| PROBLEM TO SOLVE |
Copy the records below exactly, leaving out any pictures.

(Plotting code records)
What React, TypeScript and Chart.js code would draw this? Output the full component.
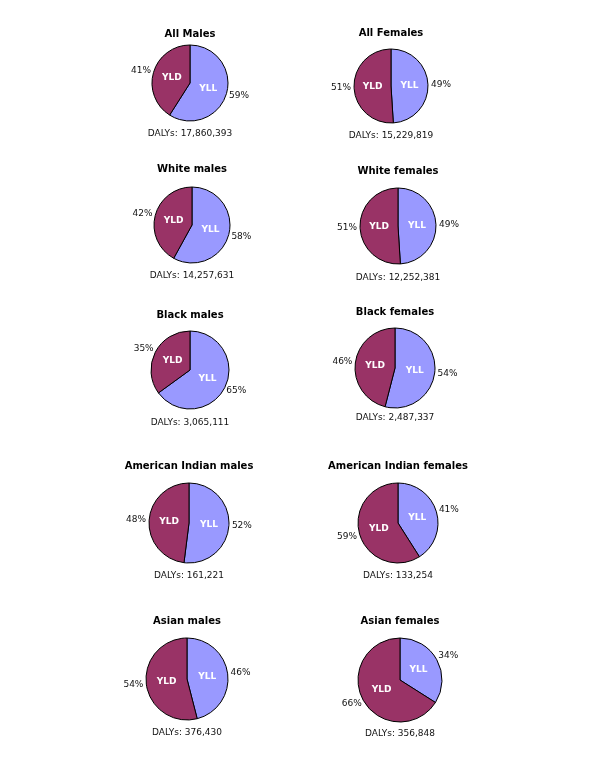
import React, { useEffect, useRef } from "react";
import { Chart, registerables } from "chart.js";

Chart.register(...registerables);

// ---- data ----
const categories = ["YLL", "YLD"];
const groupTitles = [
  "All Males",
  "All Females",
  "White males",
  "White females",
  "Black males",
  "Black females",
  "American Indian males",
  "American Indian females",
  "Asian males",
  "Asian females",
];
const yllPercent = [59, 49, 58, 49, 65, 54, 52, 41, 46, 34];
const yldPercent = [41, 51, 42, 51, 35, 46, 48, 59, 54, 66];
const dalys = [
  17860393, 15229819, 14257631, 12252381, 3065111, 2487337, 161221, 133254,
  376430, 356848,
];

// ---- layout / style (not data) ----
const panelLayout = [
  { x: 190, y: 83, r: 38, t: 34, d: 133 },
  { x: 391, y: 86, r: 37, t: 33, d: 135 },
  { x: 192, y: 225, r: 38, t: 169, d: 275 },
  { x: 398, y: 226, r: 38, t: 171, d: 277 },
  { x: 190, y: 370, r: 39, t: 315, d: 422 },
  { x: 395, y: 368, r: 40, t: 312, d: 417 },
  { x: 189, y: 523, r: 40, t: 466, d: 575 },
  { x: 398, y: 523, r: 40, t: 466, d: 575 },
  { x: 187, y: 679, r: 41, t: 621, d: 732 },
  { x: 400, y: 680, r: 42, t: 621, d: 733 },
];
const sliceColors = ["#9999FF", "#993366"];
const FONT = "'DejaVu Sans', Verdana, sans-serif";
const PANEL_W = 220;

const sliceLabelPlugin = {
  id: "sliceLabels",
  afterDatasetsDraw(chart: any) {
    const ctx = chart.ctx;
    const meta = chart.getDatasetMeta(0);
    const ds = chart.data.datasets[0];
    ctx.save();
    ctx.textAlign = "center";
    ctx.textBaseline = "middle";
    meta.data.forEach((arc: any, i: number) => {
      const p = arc.getProps(
        ["x", "y", "startAngle", "endAngle", "outerRadius"],
        true
      );
      const mid = (p.startAngle + p.endAngle) / 2;
      const dx = Math.cos(mid);
      const dy = Math.sin(mid);
      // inside label
      ctx.font = `bold 9px ${FONT}`;
      ctx.fillStyle = "#ffffff";
      ctx.fillText(
        chart.data.labels[i],
        p.x + dx * p.outerRadius * 0.5,
        p.y + dy * p.outerRadius * 0.5
      );
      // outside percentage
      const txt = ds.data[i] + "%";
      ctx.font = `9px ${FONT}`;
      ctx.fillStyle = "#111111";
      const w = ctx.measureText(txt).width;
      const h = 9;
      const gap = p.outerRadius + 3;
      ctx.fillText(txt, p.x + dx * (gap + w / 2), p.y + dy * (gap + h / 2));
    });
    ctx.restore();
  },
};

function PiePanel({ index }: { index: number }) {
  const ref = useRef<HTMLCanvasElement | null>(null);
  const L = panelLayout[index];
  const top = L.t - 10;
  const height = L.d - L.t + 20;
  useEffect(() => {
    if (!ref.current) return;
    const diff = 2 * L.y - L.t - L.d - 1.2;
    const tb = diff >= 0 ? diff : 0;
    const st = diff < 0 ? -diff : 0;
    const chart = new Chart(ref.current, {
      type: "pie",
      data: {
        labels: categories,
        datasets: [
          {
            data: [yllPercent[index], yldPercent[index]],
            backgroundColor: sliceColors,
            borderColor: "#000000",
            borderWidth: 1,
            radius: L.r,
            clip: false,
          } as any,
        ],
      },
      options: {
        responsive: false,
        animation: false,
        events: [],
        layout: { padding: 0 },
        plugins: {
          legend: { display: false },
          tooltip: { enabled: false },
          title: {
            display: true,
            text: groupTitles[index],
            color: "#000000",
            font: { family: FONT, size: 10, weight: "bold" },
            padding: { top: 4, bottom: tb },
          },
          subtitle: {
            display: true,
            position: "bottom",
            text: "DALYs: " + dalys[index].toLocaleString("en-US"),
            color: "#111111",
            font: { family: FONT, size: 9, weight: "normal" },
            padding: { top: st, bottom: 4 },
          },
        },
      } as any,
      plugins: [sliceLabelPlugin],
    });
    return () => chart.destroy();
  }, [index]);
  return (
    <canvas
      ref={ref}
      width={PANEL_W}
      height={height}
      style={{
        position: "absolute",
        left: L.x - PANEL_W / 2,
        top,
        width: PANEL_W,
        height,
      }}
    />
  );
}

export default function App() {
  return (
    <div
      style={{
        position: "absolute",
        left: 0,
        top: 0,
        width: 600,
        height: 777,
        background: "#ffffff",
      }}
    >
      {groupTitles.map((_, i) => (
        <PiePanel key={i} index={i} />
      ))}
    </div>
  );
}
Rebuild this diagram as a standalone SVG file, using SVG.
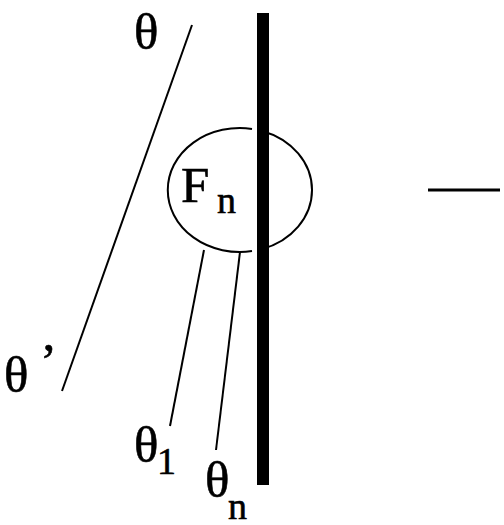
<svg xmlns="http://www.w3.org/2000/svg" width="504" height="525" viewBox="0 0 504 525">
<style>
.ln{stroke:#000;stroke-width:2;fill:none}
.t{font-family:"Liberation Serif","Times New Roman",serif;fill:#000;stroke:#000;stroke-width:0.6}
.big{font-size:51px}
.sub{font-size:38px}
</style>
<rect width="504" height="525" fill="#fff"/>
<g id="connectors">
<line class="ln" x1="192" y1="25" x2="62" y2="391"/>
<line class="ln" x1="204" y1="250" x2="170" y2="426"/>
<line class="ln" x1="240" y1="252" x2="216" y2="450"/>
<line x1="428" y1="190" x2="500" y2="190" stroke="#000" stroke-width="3"/>
</g>
<g id="wall">
<rect x="257" y="13" width="12" height="472" fill="#000"/>
</g>
<g id="Fn">
<path class="ln" stroke-width="2.5" d="M252,128.9 A72,62 0 1 0 252,251.1"/>
<path class="ln" stroke-width="2.5" d="M262,130.96 A72,62 0 0 1 262,249.04"/>
<text class="t big" x="181" y="202">F</text>
<text class="t sub" x="217" y="213">n</text>
</g>
<g id="theta">
<text class="t big" x="134" y="49">θ</text>
</g>
<g id="theta-prime">
<text class="t big" x="4" y="392">θ</text>
<text class="t big" x="40" y="378">’</text>
</g>
<g id="theta1">
<text class="t big" x="134" y="462">θ</text>
<text class="t sub" x="157" y="474">1</text>
</g>
<g id="thetan">
<text class="t big" x="205" y="497">θ</text>
<text class="t sub" x="228" y="519">n</text>
</g>
</svg>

| RESPONSE |
What React, TypeScript and Chart.js code would draw this? Output the full component.
import React, { useEffect, useRef } from "react";
import { Chart, registerables } from "chart.js";

Chart.register(...registerables);

// ---- data ----
const categories = ["YLL", "YLD"];
const groupTitles = [
  "All Males",
  "All Females",
  "White males",
  "White females",
  "Black males",
  "Black females",
  "American Indian males",
  "American Indian females",
  "Asian males",
  "Asian females",
];
const yllPercent = [59, 49, 58, 49, 65, 54, 52, 41, 46, 34];
const yldPercent = [41, 51, 42, 51, 35, 46, 48, 59, 54, 66];
const dalys = [
  17860393, 15229819, 14257631, 12252381, 3065111, 2487337, 161221, 133254,
  376430, 356848,
];

// ---- layout / style (not data) ----
const panelLayout = [
  { x: 190, y: 83, r: 38, t: 34, d: 133 },
  { x: 391, y: 86, r: 37, t: 33, d: 135 },
  { x: 192, y: 225, r: 38, t: 169, d: 275 },
  { x: 398, y: 226, r: 38, t: 171, d: 277 },
  { x: 190, y: 370, r: 39, t: 315, d: 422 },
  { x: 395, y: 368, r: 40, t: 312, d: 417 },
  { x: 189, y: 523, r: 40, t: 466, d: 575 },
  { x: 398, y: 523, r: 40, t: 466, d: 575 },
  { x: 187, y: 679, r: 41, t: 621, d: 732 },
  { x: 400, y: 680, r: 42, t: 621, d: 733 },
];
const sliceColors = ["#9999FF", "#993366"];
const FONT = "'DejaVu Sans', Verdana, sans-serif";
const PANEL_W = 220;

const sliceLabelPlugin = {
  id: "sliceLabels",
  afterDatasetsDraw(chart: any) {
    const ctx = chart.ctx;
    const meta = chart.getDatasetMeta(0);
    const ds = chart.data.datasets[0];
    ctx.save();
    ctx.textAlign = "center";
    ctx.textBaseline = "middle";
    meta.data.forEach((arc: any, i: number) => {
      const p = arc.getProps(
        ["x", "y", "startAngle", "endAngle", "outerRadius"],
        true
      );
      const mid = (p.startAngle + p.endAngle) / 2;
      const dx = Math.cos(mid);
      const dy = Math.sin(mid);
      // inside label
      ctx.font = `bold 9px ${FONT}`;
      ctx.fillStyle = "#ffffff";
      ctx.fillText(
        chart.data.labels[i],
        p.x + dx * p.outerRadius * 0.5,
        p.y + dy * p.outerRadius * 0.5
      );
      // outside percentage
      const txt = ds.data[i] + "%";
      ctx.font = `9px ${FONT}`;
      ctx.fillStyle = "#111111";
      const w = ctx.measureText(txt).width;
      const h = 9;
      const gap = p.outerRadius + 3;
      ctx.fillText(txt, p.x + dx * (gap + w / 2), p.y + dy * (gap + h / 2));
    });
    ctx.restore();
  },
};

function PiePanel({ index }: { index: number }) {
  const ref = useRef<HTMLCanvasElement | null>(null);
  const L = panelLayout[index];
  const top = L.t - 10;
  const height = L.d - L.t + 20;
  useEffect(() => {
    if (!ref.current) return;
    const diff = 2 * L.y - L.t - L.d - 1.2;
    const tb = diff >= 0 ? diff : 0;
    const st = diff < 0 ? -diff : 0;
    const chart = new Chart(ref.current, {
      type: "pie",
      data: {
        labels: categories,
        datasets: [
          {
            data: [yllPercent[index], yldPercent[index]],
            backgroundColor: sliceColors,
            borderColor: "#000000",
            borderWidth: 1,
            radius: L.r,
            clip: false,
          } as any,
        ],
      },
      options: {
        responsive: false,
        animation: false,
        events: [],
        layout: { padding: 0 },
        plugins: {
          legend: { display: false },
          tooltip: { enabled: false },
          title: {
            display: true,
            text: groupTitles[index],
            color: "#000000",
            font: { family: FONT, size: 10, weight: "bold" },
            padding: { top: 4, bottom: tb },
          },
          subtitle: {
            display: true,
            position: "bottom",
            text: "DALYs: " + dalys[index].toLocaleString("en-US"),
            color: "#111111",
            font: { family: FONT, size: 9, weight: "normal" },
            padding: { top: st, bottom: 4 },
          },
        },
      } as any,
      plugins: [sliceLabelPlugin],
    });
    return () => chart.destroy();
  }, [index]);
  return (
    <canvas
      ref={ref}
      width={PANEL_W}
      height={height}
      style={{
        position: "absolute",
        left: L.x - PANEL_W / 2,
        top,
        width: PANEL_W,
        height,
      }}
    />
  );
}

export default function App() {
  return (
    <div
      style={{
        position: "absolute",
        left: 0,
        top: 0,
        width: 600,
        height: 777,
        background: "#ffffff",
      }}
    >
      {groupTitles.map((_, i) => (
        <PiePanel key={i} index={i} />
      ))}
    </div>
  );
}
Rebuild this diagram as a standalone SVG file, using SVG.
<svg xmlns="http://www.w3.org/2000/svg" width="504" height="525" viewBox="0 0 504 525">
<style>
.ln{stroke:#000;stroke-width:2;fill:none}
.t{font-family:"Liberation Serif","Times New Roman",serif;fill:#000;stroke:#000;stroke-width:0.6}
.big{font-size:51px}
.sub{font-size:38px}
</style>
<rect width="504" height="525" fill="#fff"/>
<g id="connectors">
<line class="ln" x1="192" y1="25" x2="62" y2="391"/>
<line class="ln" x1="204" y1="250" x2="170" y2="426"/>
<line class="ln" x1="240" y1="252" x2="216" y2="450"/>
<line x1="428" y1="190" x2="500" y2="190" stroke="#000" stroke-width="3"/>
</g>
<g id="wall">
<rect x="257" y="13" width="12" height="472" fill="#000"/>
</g>
<g id="Fn">
<path class="ln" stroke-width="2.5" d="M252,128.9 A72,62 0 1 0 252,251.1"/>
<path class="ln" stroke-width="2.5" d="M262,130.96 A72,62 0 0 1 262,249.04"/>
<text class="t big" x="181" y="202">F</text>
<text class="t sub" x="217" y="213">n</text>
</g>
<g id="theta">
<text class="t big" x="134" y="49">θ</text>
</g>
<g id="theta-prime">
<text class="t big" x="4" y="392">θ</text>
<text class="t big" x="40" y="378">’</text>
</g>
<g id="theta1">
<text class="t big" x="134" y="462">θ</text>
<text class="t sub" x="157" y="474">1</text>
</g>
<g id="thetan">
<text class="t big" x="205" y="497">θ</text>
<text class="t sub" x="228" y="519">n</text>
</g>
</svg>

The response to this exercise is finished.